Furthermore, it’s one thing to decide on a reliable test approach, but it will never be better than its data. In addition to finding an appropriate test function which deals with uncertainty, you need to consider several factors:

- Natural variation
- Seasonality
- Shift in budgets or strategy

Each of these can potentially skew test results and need to be dealt with properly. They’re controlled for by making sure the runtime is consistent between tested ad creative. Natural variation is trickier, though.

In theory, a normal test—Bayesian or frequentist—will give a false positive 5% of the time by construction of the confidence level. This means that for the full sample space (all running ads in an account), we can expect to see about 5% of ads showing significant differences based on chance alone.

This approach is essentially searching the entire sample space for significant differences by running individual tests for each ad group, so we need to be wary of this. By comparing and testing the frequency of significant ads we expect to see by chance to the frequency we have observed, we know whether we should be cautious about making any conclusions without digging deeper into the data.

**The Solution**

In May, we announced the release of our data science platform, Ayima Intelligence. We wanted to bring the power of algorithmic optimisation to our teams of consultants and simplify the process of data analysis. One of the modules we created was ad analysis and optimisation, and in this case, it gives a straightforward analysis with interpretable results through the Bayesian “multi-armed bandit” model.

When running at the account level, the analysis immediately shows us which ads are in prospect of winning, and just as importantly which ads are losing. This enables us to act regardless of how many ads are in an ad group. Through weeding out poor ad creative, we can keep the recommended number of running ads in ad groups, which means our “options for success” are staying put. We can also simultaneously optimise for future traffic volume.

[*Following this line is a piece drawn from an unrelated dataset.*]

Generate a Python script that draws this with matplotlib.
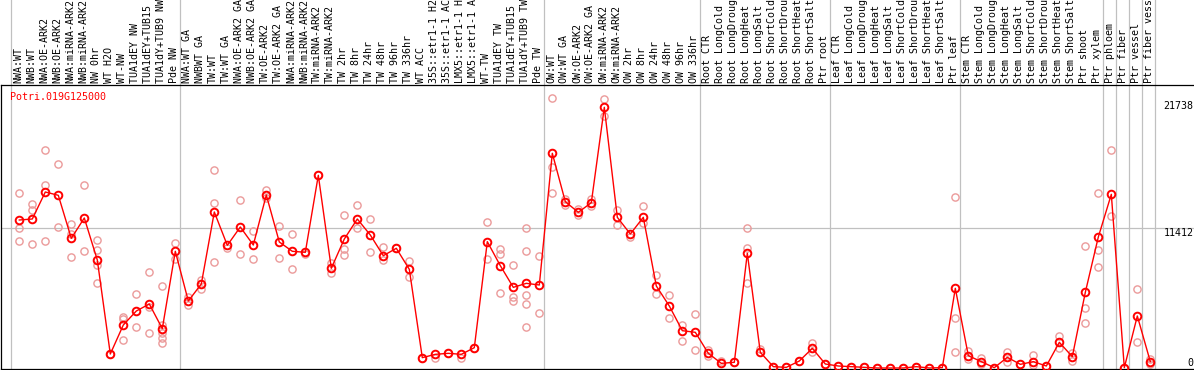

Below we can see each ad represented by a bar (bars with matching colour belong to the same ad group).

Further, we forecasted performance of each AdGroup (see image 1) so we can understand which ad groups we need to prioritise for maximum return. This makes planning optimisation tasks much simpler in the process—a huge bonus for the time poor.

We can also zoom in on each ad group and the consistency of winning probabilities to ensure we’re not dealing with one of those devious false positives we can expect to find. Below is a case of a clear and consistent result over time.

But what about the results?

Well, we decided to isolate the ads that our model had highlighted as ‘underperformers’ and then performed further split tests to be sure that they were indeed different. We discovered statistically significant uplifts of **+26%** for click-through rate and **+44%** for conversion rate.

Successful ad tests like these are the lifeblood of a successful campaign, and we hope that sharing our approach can help bolster your own testing routine.